Tutto questo – sia l’affermazione di Carol Wilson, sia la testimonianza di Francesco – è meraviglioso e mi convince intimamente. Meditare è imparare ad accogliere la realtà, il qui e ora, così come è, con pienezza di pace interiore e ascolto a cuore aperto. È questa attitudine che rende possibile la «visione profonda», ossia il discernimento con fondamento nella realtà e la retta azione.
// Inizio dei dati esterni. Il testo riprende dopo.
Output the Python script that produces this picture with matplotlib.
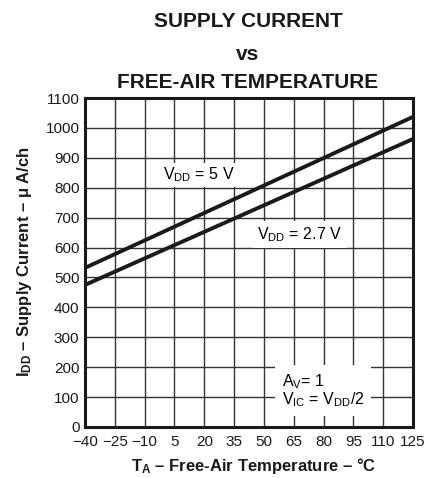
import matplotlib
matplotlib.use("Agg")
import matplotlib.pyplot as plt

temps = [-40, 125]
vdd5 = [532, 1037]
vdd27 = [475, 963]
xticks = [-40, -25, -10, 5, 20, 35, 50, 65, 80, 95, 110, 125]
yticks = list(range(0, 1101, 100))

plt.rcParams['font.family'] = ['Liberation Sans', 'DejaVu Sans']
plt.rcParams['mathtext.fontset'] = 'custom'
plt.rcParams['mathtext.rm'] = 'Liberation Sans'
plt.rcParams['mathtext.it'] = 'Liberation Sans'
plt.rcParams['mathtext.bf'] = 'Liberation Sans:bold'

fig = plt.figure(figsize=(4.46, 4.78), dpi=100)
ax = fig.add_axes([85/446, 1-427/478, 328/446, 329/478])

ax.plot(temps, vdd5, color='#1a1a1a', lw=2.8, solid_capstyle='butt', zorder=3)
ax.plot(temps, vdd27, color='#1a1a1a', lw=2.8, solid_capstyle='butt', zorder=3)

ax.set_xlim(-40, 125)
ax.set_ylim(0, 1100)
ax.set_xticks(xticks)
ax.set_yticks(yticks)
ax.set_xticklabels(['\u2212' + str(-t) if t < 0 else str(t) for t in xticks])
ax.tick_params(length=0, labelsize=11, colors='#1a1a1a')
ax.tick_params(axis='x', pad=6)
ax.tick_params(axis='y', pad=4)
ax.grid(True, color='#333333', lw=1.0)
ax.set_axisbelow(True)
for s in ax.spines.values():
    s.set_linewidth(2.2)
    s.set_color('#1a1a1a')

ax.text(17.5, 843, r'V$_{\mathrm{DD}}$ = 5 V', fontsize=11.5, ha='center', va='center',
        bbox=dict(facecolor='white', edgecolor='none', pad=2), zorder=4)
ax.text(68, 642, r'V$_{\mathrm{DD}}$ = 2.7 V', fontsize=11.5, ha='center', va='center',
        bbox=dict(facecolor='white', edgecolor='none', pad=3), zorder=4)
ax.text(59, 122, 'A$_{\\mathrm{V}}$= 1\nV$_{\\mathrm{IC}}$ = V$_{\\mathrm{DD}}$/2', fontsize=11.5,
        ha='left', va='center', linespacing=1.0,
        bbox=dict(facecolor='white', edgecolor='none', pad=5), zorder=4)

fig.text(248/446, 1-21.5/478, 'SUPPLY CURRENT', fontsize=15, fontweight='bold', ha='center', va='center', color='#1a1a1a')
fig.text(248/446, 1-54/478, 'vs', fontsize=15, fontweight='bold', ha='center', va='center', color='#1a1a1a')
fig.text(248/446, 1-82/478, 'FREE-AIR TEMPERATURE', fontsize=15, fontweight='bold', ha='center', va='center', color='#1a1a1a')

fig.text(254/446, 1-466/478, '$\\mathbf{T_A}$ \u2013 Free-Air Temperature \u2013 \u00b0C', fontsize=12,
         fontweight='bold', ha='center', va='center', color='#1a1a1a')
fig.text(25/446, 1-262/478, '$\\mathbf{I_{DD}}$ \u2013 Supply Current \u2013 \u03bc A/ch', fontsize=12,
         fontweight='bold', ha='center', va='center', rotation=90, color='#1a1a1a')

fig.savefig('out.png', dpi=100)
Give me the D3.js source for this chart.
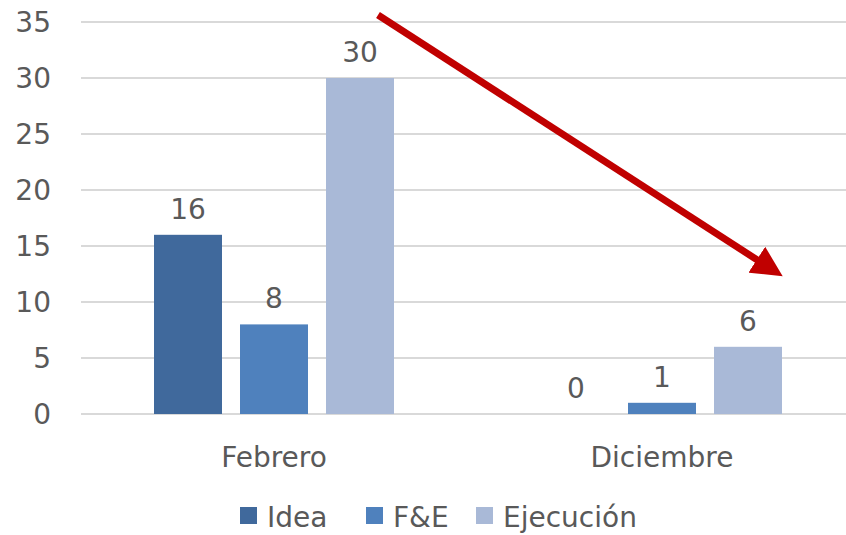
<!DOCTYPE html>
<html>
<head>
<meta charset="utf-8">
<script src="https://cdn.jsdelivr.net/npm/d3@7"></script>
<style>
  body { margin: 0; background: #fff; }
  svg text { font-family: "Century Gothic", "URW Gothic", "DejaVu Sans", sans-serif; fill: #595959; }
</style>
</head>
<body>
<script>
// data
const categories = ["Febrero", "Diciembre"];
const seriesNames = ["Idea", "F&E", "Ejecución"];
const idea = [16, 0];
const fe = [8, 1];
const ejecucion = [30, 6];
const yTicks = [0, 5, 10, 15, 20, 25, 30, 35];
const colors = ["#40699C", "#4F81BD", "#A9B9D7"];

const width = 846;
const height = 535;
const fontSize = 28;

const svg = d3.select("body").append("svg")
  .attr("width", width)
  .attr("height", height);

const y = d3.scaleLinear().domain([0, 35]).range([414, 22]);
const x0 = d3.scaleBand().domain(categories).range([80, 856]);
// 68px bars, 18px gaps inside a 388px category band
const x1 = d3.scaleBand().domain(seriesNames)
  .range([0, x0.bandwidth()])
  .paddingInner(18 / 86)
  .paddingOuter(0.8605);

// gridlines
svg.append("g")
  .selectAll("line")
  .data(yTicks)
  .enter().append("line")
    .attr("x1", 81)
    .attr("x2", width)
    .attr("y1", d => y(d))
    .attr("y2", d => y(d))
    .attr("stroke", "#d9d9d9")
    .attr("stroke-width", 2);

// y tick labels
svg.append("g")
  .selectAll("text")
  .data(yTicks)
  .enter().append("text")
    .attr("x", 51)
    .attr("y", d => y(d))
    .attr("dy", "0.36em")
    .attr("text-anchor", "end")
    .style("font-size", fontSize + "px")
    .text(d => d);

// bars
const rows = categories.map((c, i) => ({
  cat: c,
  values: [idea[i], fe[i], ejecucion[i]].map((v, j) => ({ name: seriesNames[j], value: v, color: colors[j] }))
}));

const groups = svg.append("g")
  .selectAll("g")
  .data(rows)
  .enter().append("g")
    .attr("transform", d => `translate(${x0(d.cat)},0)`);

groups.selectAll("rect")
  .data(d => d.values)
  .enter().append("rect")
    .attr("x", d => x1(d.name))
    .attr("width", x1.bandwidth())
    .attr("y", d => y(d.value))
    .attr("height", d => y(0) - y(d.value))
    .attr("fill", d => d.color);

groups.selectAll("text")
  .data(d => d.values)
  .enter().append("text")
    .attr("x", d => x1(d.name) + x1.bandwidth() / 2)
    .attr("y", d => y(d.value) - 16)
    .attr("text-anchor", "middle")
    .style("font-size", fontSize + "px")
    .text(d => d.value);

// category labels
svg.append("g")
  .selectAll("text")
  .data(categories)
  .enter().append("text")
    .attr("x", d => x0(d) + x0.bandwidth() / 2)
    .attr("y", 467)
    .attr("text-anchor", "middle")
    .style("font-size", fontSize + "px")
    .text(d => d);

// legend
const legendX = [240, 366, 476];
const legend = svg.append("g")
  .selectAll("g")
  .data(seriesNames)
  .enter().append("g")
    .attr("transform", (d, i) => `translate(${legendX[i]},507)`);

legend.append("rect")
  .attr("width", 17)
  .attr("height", 17)
  .attr("fill", (d, i) => colors[i]);

legend.append("text")
  .attr("x", 27)
  .attr("y", 20)
  .style("font-size", fontSize + "px")
  .text(d => d);

// red trend arrow
svg.append("defs").append("marker")
  .attr("id", "head")
  .attr("viewBox", "0 0 10 10")
  .attr("refX", 2)
  .attr("refY", 5)
  .attr("markerWidth", 4.4)
  .attr("markerHeight", 4.4)
  .attr("orient", "auto")
  .append("path")
    .attr("d", "M0,0 L10,5 L0,10 z")
    .attr("fill", "#C00000");

svg.append("line")
  .attr("x1", 378)
  .attr("y1", 15)
  .attr("x2", 762)
  .attr("y2", 263)
  .attr("stroke", "#C00000")
  .attr("stroke-width", 7)
  .attr("marker-end", "url(#head)");
</script>
</body>
</html>
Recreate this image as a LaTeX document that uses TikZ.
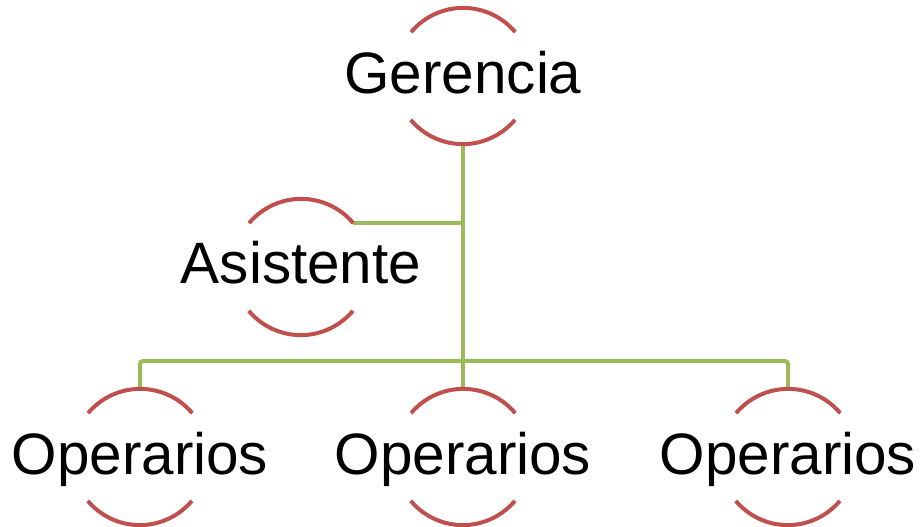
\documentclass[tikz,border=0pt]{standalone}
\usepackage{fontspec}
\setmainfont{Liberation Sans}
\definecolor{arcred}{HTML}{C0504D}
\definecolor{lineg}{HTML}{9BBB59}
\begin{document}
\begin{tikzpicture}[x=1pt,y=1pt,
 ring/.style={circle,minimum size=136pt,inner sep=0pt},
 lbl/.style={anchor=base,font=\fontsize{58.4}{60}\selectfont,inner sep=0pt},
 arcline/.style={draw=arcred,line width=4pt},
 conn/.style={draw=lineg,line width=4pt}]
\useasboundingbox (0,0) rectangle (922,527);
\node[ring] (g) at (463,451) {};
\node[ring] (a) at (301,260) {};
\node[ring] (o1) at (140,70) {};
\node[ring] (o2) at (463,70) {};
\node[ring] (o3) at (788,70) {};
\coordinate (bus) at (463,166);
% connectors
\draw[conn] (g.south) -- (o2.north);
\draw[conn] (a.40) -- (a.40 -| g.south);
\draw[conn,rounded corners=3pt] (o1.north) -- (o1.north |- bus) -- (o3.north |- bus) -- (o3.north);
% rings
\foreach \n in {g,a,o1,o2,o3} {
  \draw[arcline] (\n.40) arc[start angle=40,end angle=140,radius=68pt];
  \draw[arcline] (\n.220) arc[start angle=220,end angle=320,radius=68pt];
}
% labels
\node[lbl] (gt) at ([yshift=-18pt]g.center) {Gerencia};
\node[lbl] (at) at ([yshift=-17pt]a.center) {Asistente};
\node[lbl] (o1t) at ([yshift=-18pt]o1.center) {Operarios};
\node[lbl] (o2t) at ([yshift=-18pt]o2.center) {Operarios};
\node[lbl] (o3t) at ([yshift=-18pt]o3.center) {Operarios};
\end{tikzpicture}
\end{document}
Nel suo straordinario libretto Biografia del Silenzio, Pablo d’Ors lo ribadisce con estrema efficacia: «Ho cominciato a sedermi a meditare in silenzio a mio rischio e pericolo… La semplicità del metodo – sedersi, respirare, zittire i pensieri… – e, soprattutto, la semplicità del suo proposito – riconciliare l’uomo con quello che è – mi hanno sedotto fin dall’inizio… Ho subito compreso che si trattava di accogliere di buon grado quel che arrivasse, qualunque cosa fosse».[3]

Padre Andrea Schnöller
Relatore alla Tavola Rotonda
Treviso Yoga Day 2016
Auditorium S. Croce 15.00 – 17.00

[1] C. Wilson, Do I want to be comfotable or do I want to be free?, in Inquiring Mind, 15,2, 1999, p. 35, cit. in C. Pensa, L’intelligenza spirituale, Ubadini, Roma 2002, p. 10
[2] Éloi Leclerc, La sapienza di un povero, Ed. Biblioteca Francescana, Milano 2007, p. 144.
[3] P. d’Ors, Biografia del silenzio, Vita e Pensiero, Milano 2014, p. 9.